You'll need to provide a tuple to sort on. Negate the first entry to sort on to force a descending sort:
sorted(d.items(), key=lambda i: (-i[1][0], i[1][1]))
Note that the reverse=True
argument is gone.
Demo:
>>> d = {'a1': (45, 8.2), 'a2': (80, 3.2), 'a3': (50, 4.2), 'a4': (80, 2.2)}
>>> sorted(d.items(), key=lambda i: (-i[1][0], i[1][1]))
[('a4', (80, 2.2)), ('a2', (80, 3.2)), ('a3', (50, 4.2)), ('a1', (45, 8.2))]
What we are doing here is simply exploit the fact that Python sequences are sorted lexicographically; if you are comparing two tuples, the first elements are compared, and only if they match the elements in the second position are considered, and so on. See the documentation on comparison expressions:
Tuples and lists are compared lexicographically using comparison of corresponding elements. [...] If not equal, the sequences are ordered the same as their first differing elements.
By providing a tuple as the value to sort on for each entry, we can provide additional information on how to sort items where the first element is the same.
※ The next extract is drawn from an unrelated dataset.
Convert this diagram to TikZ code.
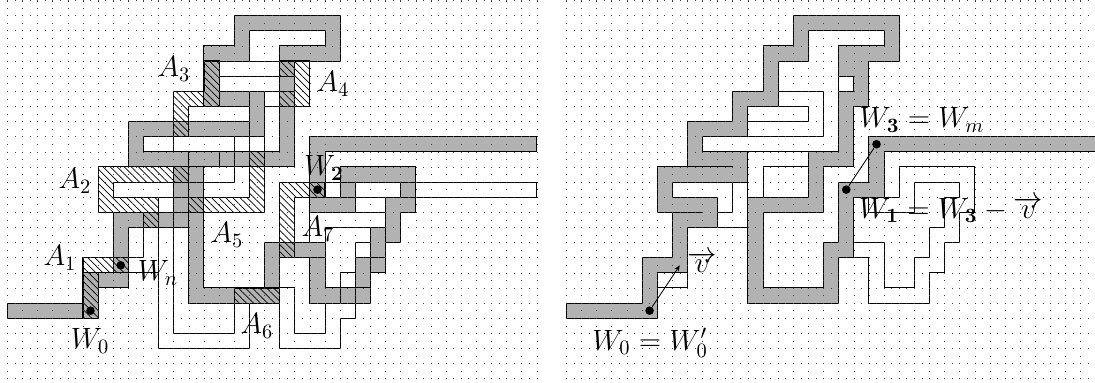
\documentclass[tikz,border=0pt]{standalone}
\usetikzlibrary{patterns.meta,arrows.meta}
\def\Wpoly{(0,20)--(5,20)--(5,18)--(7,18)--(7,14)--(11,14)--(11,11)--(8,11)--(8,8)--(16,8)--(16,7)--(13,7)--(13,3)--(15,3)--(15,1)--(22,1)--(22,4)--(19,4)--(19,11)--(13,11)--(13,19)--(17,19)--(17,16)--(21,16)--(21,19)--(23,19)--(23,17)--(24,17)--(24,15)--(25,15)--(25,13)--(26,13)--(26,12)--(23,12)--(23,14)--(20,14)--(20,9)--(35,9)--(35,10)--(21,10)--(21,13)--(22,13)--(22,11)--(27,11)--(27,14)--(26,14)--(26,16)--(25,16)--(25,18)--(24,18)--(24,20)--(20,20)--(20,17)--(18,17)--(18,20)--(12,20)--(12,10)--(18,10)--(18,3)--(21,3)--(21,2)--(16,2)--(16,4)--(14,4)--(14,6)--(17,6)--(17,9)--(9,9)--(9,10)--(12,10)--(12,15)--(8,15)--(8,19)--(6,19)--(6,21)--(0,21)--cycle}
\def\Wshifted{(7,18)--(7,14)--(11,14)--(11,11)--(8,11)--(8,8)--(16,8)--(16,7)--(13,7)--(13,3)--(15,3)--(15,1)--(22,1)--(22,4)--(19,4)--(19,11)--(13,11)--(13,19)--(17,19)--(17,16)--(21,16)--(21,19)--(23,19)--(23,17)--(24,17)--(24,15)--(25,15)--(25,13)--(26,13)--(26,12)--(23,12)--(23,14)--(20,14)--(20,9)--(37,9)--(37,10)--(21,10)--(21,13)--(22,13)--(22,11)--(27,11)--(27,14)--(26,14)--(26,16)--(25,16)--(25,18)--(24,18)--(24,20)--(20,20)--(20,17)--(18,17)--(18,20)--(12,20)--(12,10)--(18,10)--(18,3)--(21,3)--(21,2)--(16,2)--(16,4)--(14,4)--(14,6)--(17,6)--(17,9)--(9,9)--(9,10)--(12,10)--(12,15)--(8,15)--(8,18)--cycle}
\def\Qpoly{(0,20)--(5,20)--(5,17)--(7,17)--(7,14)--(9,14)--(6,14)--(6,11)--(11,11)--(8,11)--(8,8)--(11,8)--(11,6)--(13,6)--(13,3)--(15,3)--(15,1)--(22,1)--(22,4)--(20,4)--(20,7)--(19,7)--(19,11)--(17,11)--(17,14)--(13,14)--(13,19)--(17,19)--(17,16)--(18,16)--(18,12)--(20,12)--(20,9)--(35,9)--(35,10)--(21,10)--(21,13)--(19,13)--(19,17)--(18,17)--(18,20)--(12,20)--(12,13)--(16,13)--(16,10)--(18,10)--(18,6)--(19,6)--(19,5)--(18,5)--(18,3)--(21,3)--(21,2)--(16,2)--(16,4)--(14,4)--(14,7)--(12,7)--(12,9)--(9,9)--(9,10)--(12,10)--(12,12)--(7,12)--(7,13)--(10,13)--(10,15)--(8,15)--(8,18)--(6,18)--(6,21)--(0,21)--cycle}
\definecolor{bandgray}{gray}{0.70}
\tikzset{
  band/.style={fill=bandgray,draw=black,line width=0.5pt,line join=miter},
  outline/.style={draw=black,line width=0.5pt,line join=miter},
  griddots/.style={black!75,line width=0.3pt,dash pattern=on 0.3pt off 3.4825pt,dash phase=0.15pt},
  hatchpatch/.style={draw=black,line width=0.55pt,pattern={Lines[angle=-45,distance=2.5pt,line width=0.35pt]},pattern color=black},
  blackdot/.style={circle,fill=black,inner sep=0pt,minimum size=4.3pt},
  lbl/.style={inner sep=0pt,font=\Large,scale=1.02},
  vec/.style={line width=0.4pt}
}
\newcommand{\dotgrid}{%
  \foreach \i in {0,...,35}{\draw[griddots] (\i,0)--(\i,25);}%
  \foreach \j in {0,...,25}{\draw[griddots] (0,\j)--(35,\j);}%
}
\begin{document}
\begin{tikzpicture}[x=7.565pt,y=-7.565pt]
\useasboundingbox (-0.4825,-0.033) rectangle (71.89,25.215);
% left panel
\path[band] \Wpoly;
\path[hatchpatch] (5,21)--(5,17)--(8,17)--(8,18)--(6,18)--(6,21)--cycle;
\path[hatchpatch] (9,15)--(9,14)--(6,14)--(6,11)--(12,11)--(12,12)--(7,12)--(7,13)--(10,13)--(10,15)--cycle;
\path[hatchpatch] (11,9)--(11,6)--(13,6)--(13,4)--(14,4)--(14,7)--(12,7)--(12,9)--cycle;
\path[hatchpatch] (18,4)--(20,4)--(20,7)--(18,7)--(18,6)--(19,6)--(19,5)--(18,5)--cycle;
\path[hatchpatch] (16,10)--(17,10)--(17,14)--(12,14)--(12,13)--(16,13)--cycle;
\path[hatchpatch] (15,19) rectangle (18,20);
\path[hatchpatch] (18,17)--(18,12)--(21,12)--(21,13)--(19,13)--(19,17)--cycle;
\begin{scope}[shift={(-2,3)}]
\path[outline] \Wshifted;
\end{scope}
\dotgrid
\node[blackdot] (w0) at (5.5,20.5) {};
\node[blackdot] (wn) at (7.5,17.5) {};
\node[blackdot] (w2) at (20.5,12.5) {};
\node[lbl] (a3) at (11.02,4.53) {$A_3$};
\node[lbl] (a4) at (21.53,5.52) {$A_4$};
\node[lbl] (a2) at (4.47,11.93) {$A_2$};
\node[lbl] (lw2) at (20.93,11.07) {$W_{\mathbf 2}$};
\node[lbl] (a1) at (3.48,17.02) {$A_1$};
\node[lbl] (lwn) at (9.96,18.01) {$W_n$};
\node[lbl] (lw0) at (5.47,22.5) {$W_0$};
\node[lbl] (a5) at (14.52,15.5) {$A_5$};
\node[lbl] (a6) at (16.5,21.51) {$A_6$};
\node[lbl] (a7) at (20.54,15.1) {$A_7$};
% right panel
\begin{scope}[xshift=36.95*7.565pt]
\path[outline] \Wpoly;
\path[band] \Qpoly;
\dotgrid
\node[blackdot] (r0) at (5.5,20.5) {};
\node[blackdot] (r1) at (18.5,12.5) {};
\node[blackdot] (r3) at (20.5,9.5) {};
\coordinate (rv) at (7.5,17.5);
\draw[vec,-{Stealth[length=3pt,width=2.4pt]}] (r0) -- (rv);
\draw[vec] (r1) -- (r3);
\node[lbl] (t3) at (23.51,7.9) {$W_{\mathbf 3}=W_m$};
\node[lbl] (t0) at (5.53,22.64) {$W_0=W_0'$};
\node[lbl] (t1) at (25.43,13.85) {$W_{\mathbf 1}=W_{\mathbf 3}-\overrightarrow{v}$};
\node[lbl] (tv) at (8.97,17.28) {$\overrightarrow{v}$};
\end{scope}
\end{tikzpicture}
\end{document}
You cannot simply use reverse
here as that'd reverse the whole list after sorting forward, and it doesn't offer the option to reverse sub-groups. The negation trick simply provides integers in the other direction from zero, which also causes the sort order to reverse. When the first element matches the sort continues to use the second element in the same forward direction.